A. This is still to be decided although representations about the treatment of this group of members have already been made to the Home Office.
Q. I opted out after moving into the 2015 CARE Scheme. Had I known that I would be entitled to remain in my former scheme I would not have opted out. What does this mean for me?
A. This is still to be decided.
Q. I have retired with an ill-health pension after being moved to the 2015 CARE Scheme. Will my benefits be reassessed?
A. The status of all members who took ill-health retirement during the Remedy Period will be addressed as part of the remedy and the details of this are as yet unknown, although the Home Office have indicated that the correction of the position in respect of those in receipt of ill-health pensions will be given priority following the implementation of the remedy.
Q. I am not a claimant under the pensions challenge action but this whole episode has caused me a great deal of upset and/or has caused me to incur financial losses, will I be compensated for either or both of these?
A. This has yet to be decided but the seven staff associations have raised both of these issues with the Home Office, on the basis that we believe that non-claimants should be compensated for hurt feelings and any financial losses incurred in the same way as those
who are claimants.
We are aware that members in this position are concerned that their ability to make a claim on this basis will be lost due to the lapse of time. Although we are still awaiting confirmation from Government that they agree with us, our best understanding is that, for as long as the
discrimination continues (which will be until the commencement of payment of benefits), the three month time limit for making claims does not start to run and therefore members are not “timed out”.
Q. Will there be any tax implications arising from the implementation of the remedy?
A. Yes, inevitably there will be taxation consequences as a result of the implementation of the remedy.
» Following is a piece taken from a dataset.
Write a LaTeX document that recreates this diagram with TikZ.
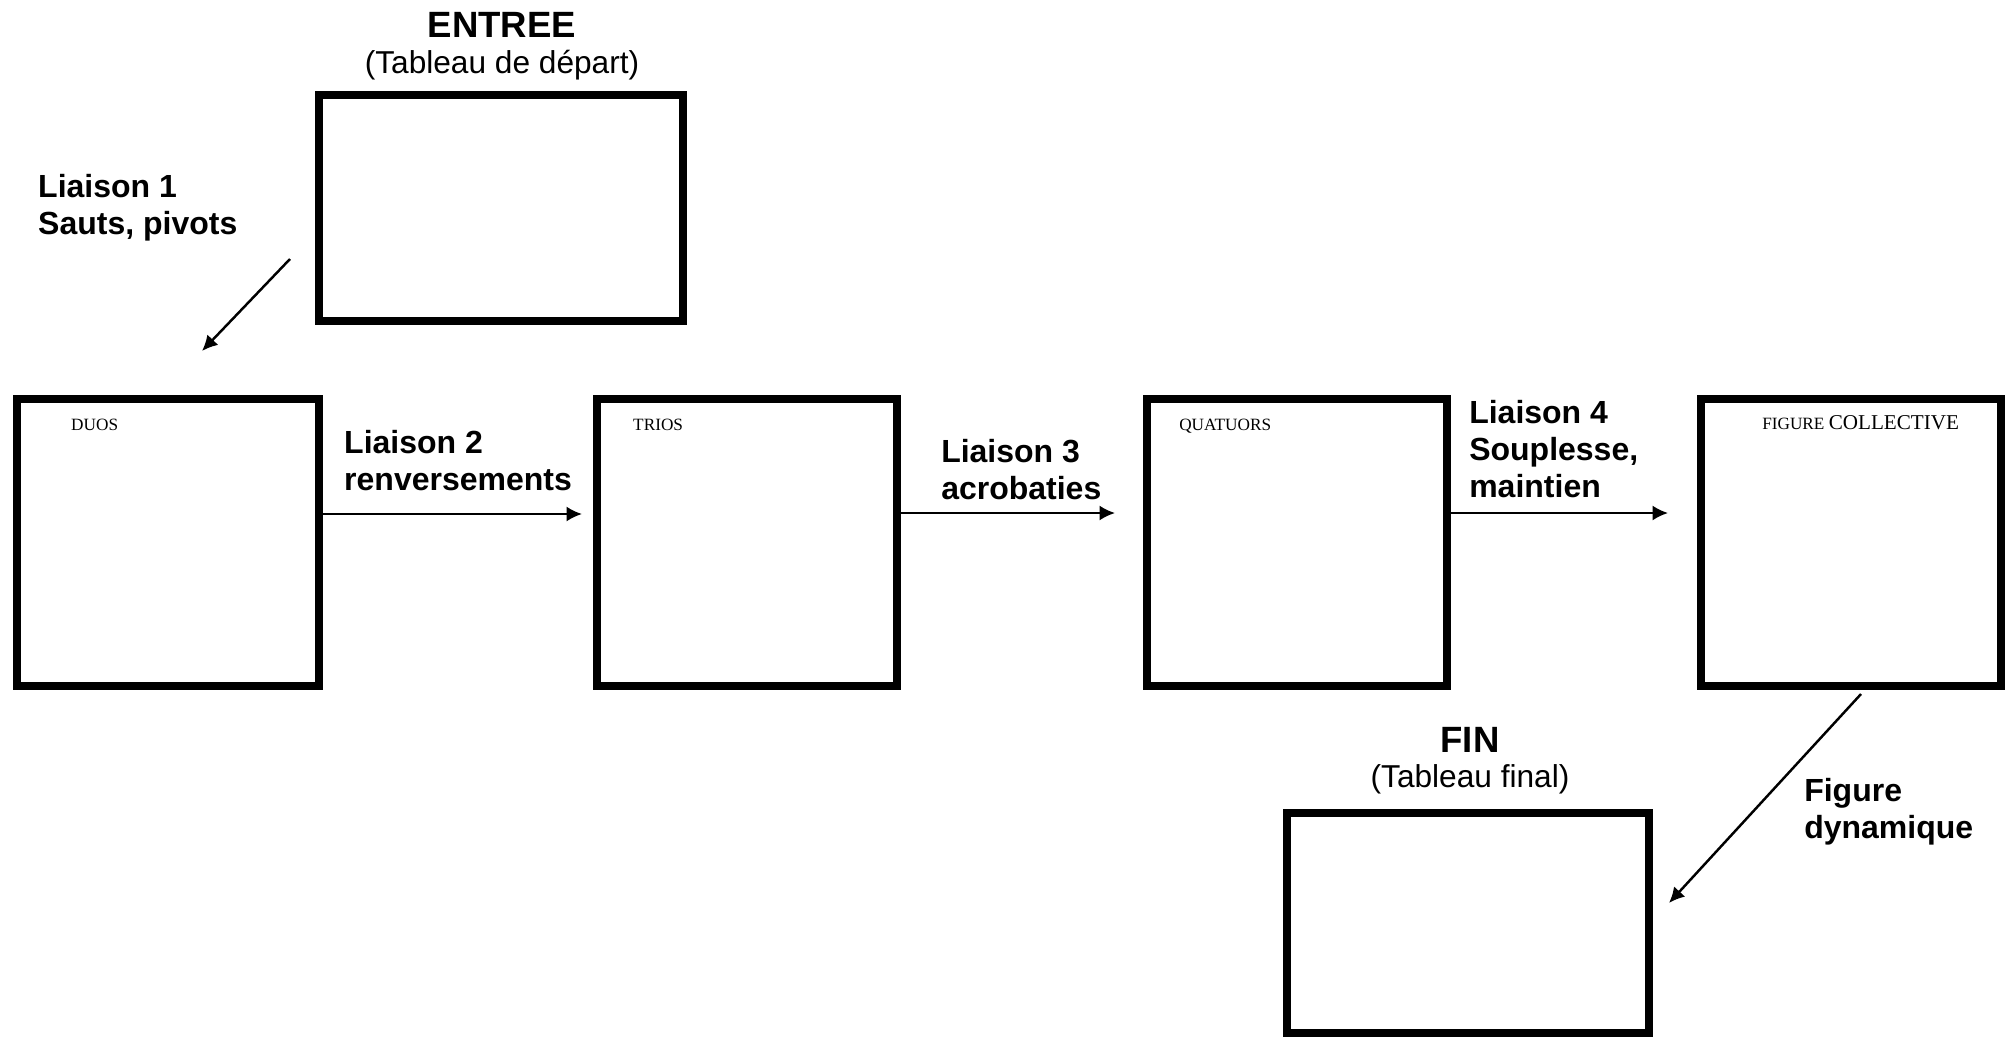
\documentclass[tikz,border=0pt]{standalone}
\usepackage{fontspec}
\setmainfont{Liberation Serif}
\setsansfont{Liberation Sans}
\usetikzlibrary{arrows.meta}
\tikzstyle{cadre} = [draw=black,rectangle,line width=2.3pt,minimum width=3cm,minimum height=2.87cm,inner sep=0pt]
\tikzstyle{nom} = [font=\fontsize{4.9}{5}\selectfont,inner sep=0pt,anchor=base west]
\tikzstyle{liaison} = [align=left,font=\sffamily\bfseries\fontsize{9.1}{10.4}\selectfont,inner sep=0pt,anchor=base west]
\tikzstyle{titre} = [font=\sffamily\bfseries\fontsize{10.4}{12}\selectfont,inner sep=0pt,anchor=base]
\tikzstyle{soustitre} = [font=\sffamily\fontsize{9}{10}\selectfont,inner sep=0pt,anchor=base]

\begin{document}
\begin{tikzpicture}[x=0.01cm,y=-0.01cm,line width=0.7pt,>={Latex[length=4.4pt,width=4.3pt]}]
				\useasboundingbox (0,0) rectangle (2013,1039);
				% tableaux
				\node (entree) [cadre,minimum width=3.64cm,minimum height=2.26cm] at (501,208) {};
				\node (duos) [cadre,minimum width=3.02cm] at (168,542.5) {};
				\node (trios) [cadre] at (747,542.5) {};
				\node (quatuors) [cadre] at (1297,542.5) {};
				\node (collective) [cadre] at (1851,542.5) {};
				\node (fin) [cadre,minimum width=3.62cm,minimum height=2.2cm] at (1468,923) {};
				% titres
				\node (entreeT) [titre] at (502,37) {ENTREE};
				\node (entreeS) [soustitre] at (502,73) {(Tableau de départ)};
				\node (finT) [titre] at (1470,752) {FIN};
				\node (finS) [soustitre] at (1470,787) {(Tableau final)};
				\node (duosN) [nom] at (70,430) {DUOS};
				\node (triosN) [nom] at (632,430) {TRIOS};
				\node (quatuorsN) [nom] at (1178,430) {QUATUORS};
				\node (collectiveN) [nom] at (1761,429) {FIGURE {\fontsize{6}{6}\selectfont COLLECTIVE}};
				% liaisons (ancre sur la derniere ligne)
				\node (l1) [liaison] at (37,234) {Liaison 1\\Sauts, pivots};
				\node (l2) [liaison] at (343,490) {Liaison 2\\renversements};
				\node (l3) [liaison] at (940,499) {Liaison 3\\acrobaties};
				\node (l4) [liaison] at (1468,497) {Liaison 4\\Souplesse,\\maintien};
				\node (l5) [liaison] at (1803,838) {Figure\\dynamique};
				\coordinate (a1) at (290,259);
				\coordinate (b1) at (202,351);
				\coordinate (a2) at (323,514);
				\coordinate (b2) at (582,514);
				\coordinate (a3) at (901,513);
				\coordinate (b3) at (1115,513);
				\coordinate (a4) at (1451,513);
				\coordinate (b4) at (1668,513);
				\coordinate (a5) at (1861,694);
				\coordinate (b5) at (1669,903);
				\draw [->] (a1) -- (b1);
				\draw [->] (a2) -- (b2);
				\draw [->] (a3) -- (b3);
				\draw [->] (a4) -- (b4);
				\draw [->] (a5) -- (b5);
			\end{tikzpicture}
\end{document}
These may include, but are not limited to
• an increased liability for income tax,
• HMRC charges as a result of breaching the Annual Allowance, Lifetime Allowance, or breaking Fixed or Individual Protection,
• additional payments due where some pension has been commuted for a cash lump sum at retirement.
However, in discussing the form of and implementation of the remedy, the staff associations will be seeking to ensure that taxation issues that arise are dealt with in a fair and appropriate manner, bearing in mind that this situation has arisen as a result of errors made by Government rather than through any fault of members.
NB – These FAQs and answers are currently based on ongoing discussions in relation to non-binding working proposals that have been provided by the Government. As such they may require revision once the Government provides its formal proposal(s) during the forthcoming consultation phase.